#### What you need to do
Repeat the material exactly from its first line to the line that includes "const yTicks = [0,10,20,30,40,50,60,70,80,90,100];". Skip pictures.

## Start Data for this task

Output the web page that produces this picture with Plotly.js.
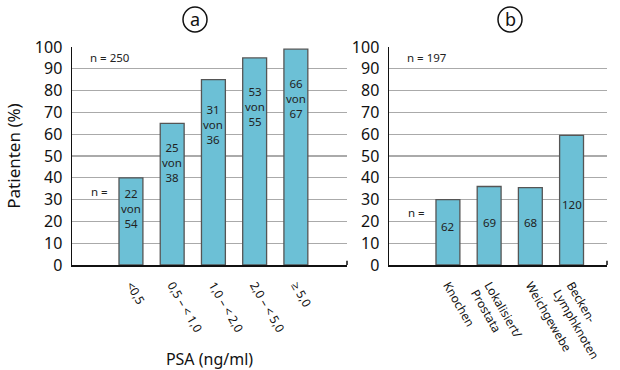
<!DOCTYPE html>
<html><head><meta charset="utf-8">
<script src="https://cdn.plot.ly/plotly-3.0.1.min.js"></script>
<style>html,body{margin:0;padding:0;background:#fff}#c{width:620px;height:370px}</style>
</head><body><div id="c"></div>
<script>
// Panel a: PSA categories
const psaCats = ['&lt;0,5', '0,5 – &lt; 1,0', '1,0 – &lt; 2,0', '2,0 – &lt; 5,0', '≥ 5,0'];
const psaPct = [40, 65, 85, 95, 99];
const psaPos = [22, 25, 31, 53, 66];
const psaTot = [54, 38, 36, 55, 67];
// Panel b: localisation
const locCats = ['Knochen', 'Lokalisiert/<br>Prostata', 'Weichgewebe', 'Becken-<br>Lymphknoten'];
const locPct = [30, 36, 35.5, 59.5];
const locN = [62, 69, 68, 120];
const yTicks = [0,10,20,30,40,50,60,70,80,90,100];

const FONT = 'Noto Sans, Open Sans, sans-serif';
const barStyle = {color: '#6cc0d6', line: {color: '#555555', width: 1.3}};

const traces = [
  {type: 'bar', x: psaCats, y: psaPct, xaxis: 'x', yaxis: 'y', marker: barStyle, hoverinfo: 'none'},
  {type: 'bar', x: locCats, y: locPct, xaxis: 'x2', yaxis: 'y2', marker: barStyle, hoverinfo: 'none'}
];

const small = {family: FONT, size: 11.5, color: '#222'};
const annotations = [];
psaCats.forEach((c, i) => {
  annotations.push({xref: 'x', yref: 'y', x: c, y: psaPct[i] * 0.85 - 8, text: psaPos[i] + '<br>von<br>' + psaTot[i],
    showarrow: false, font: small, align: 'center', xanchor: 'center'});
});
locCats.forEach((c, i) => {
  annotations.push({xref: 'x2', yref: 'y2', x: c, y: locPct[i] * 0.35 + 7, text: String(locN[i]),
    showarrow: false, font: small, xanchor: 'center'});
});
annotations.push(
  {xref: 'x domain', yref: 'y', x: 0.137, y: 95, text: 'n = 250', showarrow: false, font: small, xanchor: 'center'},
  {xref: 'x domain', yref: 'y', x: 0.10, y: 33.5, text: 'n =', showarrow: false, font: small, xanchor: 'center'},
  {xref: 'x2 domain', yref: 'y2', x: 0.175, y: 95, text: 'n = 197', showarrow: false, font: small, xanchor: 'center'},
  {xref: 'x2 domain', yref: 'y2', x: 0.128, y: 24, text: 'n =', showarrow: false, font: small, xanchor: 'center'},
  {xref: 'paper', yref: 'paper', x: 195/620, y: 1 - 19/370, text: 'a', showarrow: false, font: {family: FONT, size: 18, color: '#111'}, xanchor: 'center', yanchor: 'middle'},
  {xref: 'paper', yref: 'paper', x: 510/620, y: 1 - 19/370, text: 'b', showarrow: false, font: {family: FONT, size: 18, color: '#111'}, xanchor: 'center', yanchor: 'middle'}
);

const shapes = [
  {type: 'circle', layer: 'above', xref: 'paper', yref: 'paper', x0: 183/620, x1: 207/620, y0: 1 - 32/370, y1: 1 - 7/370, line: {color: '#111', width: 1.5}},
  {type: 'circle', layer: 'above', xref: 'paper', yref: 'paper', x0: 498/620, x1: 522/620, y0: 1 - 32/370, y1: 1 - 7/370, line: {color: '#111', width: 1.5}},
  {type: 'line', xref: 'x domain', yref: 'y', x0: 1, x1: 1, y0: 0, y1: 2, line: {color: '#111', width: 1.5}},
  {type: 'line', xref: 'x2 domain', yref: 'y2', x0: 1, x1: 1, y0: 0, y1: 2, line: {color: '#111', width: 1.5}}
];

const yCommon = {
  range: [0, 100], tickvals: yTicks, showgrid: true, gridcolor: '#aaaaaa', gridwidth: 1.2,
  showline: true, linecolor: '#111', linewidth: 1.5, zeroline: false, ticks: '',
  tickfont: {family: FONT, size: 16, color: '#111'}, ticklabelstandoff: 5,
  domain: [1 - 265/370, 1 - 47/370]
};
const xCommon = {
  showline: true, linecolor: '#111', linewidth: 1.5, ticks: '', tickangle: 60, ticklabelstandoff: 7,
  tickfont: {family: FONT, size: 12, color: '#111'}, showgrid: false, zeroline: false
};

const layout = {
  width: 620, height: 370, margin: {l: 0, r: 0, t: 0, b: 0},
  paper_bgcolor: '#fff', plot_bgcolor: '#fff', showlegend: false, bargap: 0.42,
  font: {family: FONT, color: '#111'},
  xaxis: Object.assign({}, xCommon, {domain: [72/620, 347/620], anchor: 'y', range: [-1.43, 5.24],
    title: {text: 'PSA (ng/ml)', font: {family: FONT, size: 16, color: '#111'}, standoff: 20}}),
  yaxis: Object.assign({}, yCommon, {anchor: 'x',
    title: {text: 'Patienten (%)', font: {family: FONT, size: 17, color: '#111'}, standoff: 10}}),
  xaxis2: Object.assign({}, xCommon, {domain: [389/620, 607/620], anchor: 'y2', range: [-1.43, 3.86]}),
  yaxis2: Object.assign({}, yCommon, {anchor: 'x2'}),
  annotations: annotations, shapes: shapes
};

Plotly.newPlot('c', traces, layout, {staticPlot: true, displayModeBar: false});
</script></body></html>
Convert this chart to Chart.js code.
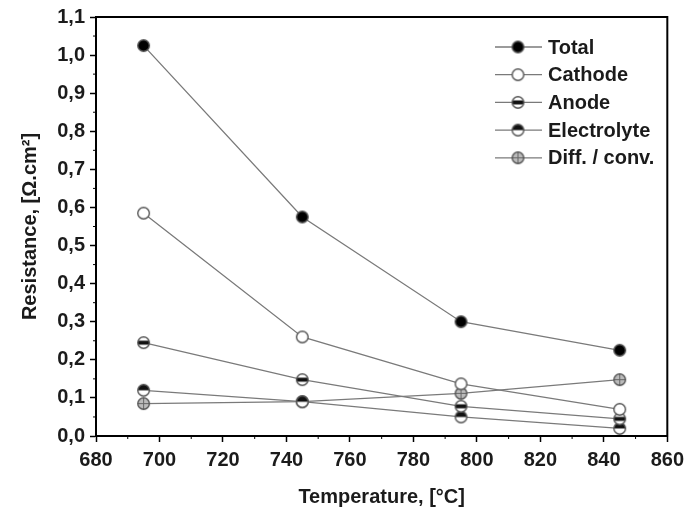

## End Data for this task

#### Solution for this exercise
Output the web page that produces this picture with Plotly.js.
<!DOCTYPE html>
<html><head><meta charset="utf-8">
<script src="https://cdn.plot.ly/plotly-3.0.1.min.js"></script>
<style>html,body{margin:0;padding:0;background:#fff}#c{width:620px;height:370px}</style>
</head><body><div id="c"></div>
<script>
// Panel a: PSA categories
const psaCats = ['&lt;0,5', '0,5 – &lt; 1,0', '1,0 – &lt; 2,0', '2,0 – &lt; 5,0', '≥ 5,0'];
const psaPct = [40, 65, 85, 95, 99];
const psaPos = [22, 25, 31, 53, 66];
const psaTot = [54, 38, 36, 55, 67];
// Panel b: localisation
const locCats = ['Knochen', 'Lokalisiert/<br>Prostata', 'Weichgewebe', 'Becken-<br>Lymphknoten'];
const locPct = [30, 36, 35.5, 59.5];
const locN = [62, 69, 68, 120];
const yTicks = [0,10,20,30,40,50,60,70,80,90,100];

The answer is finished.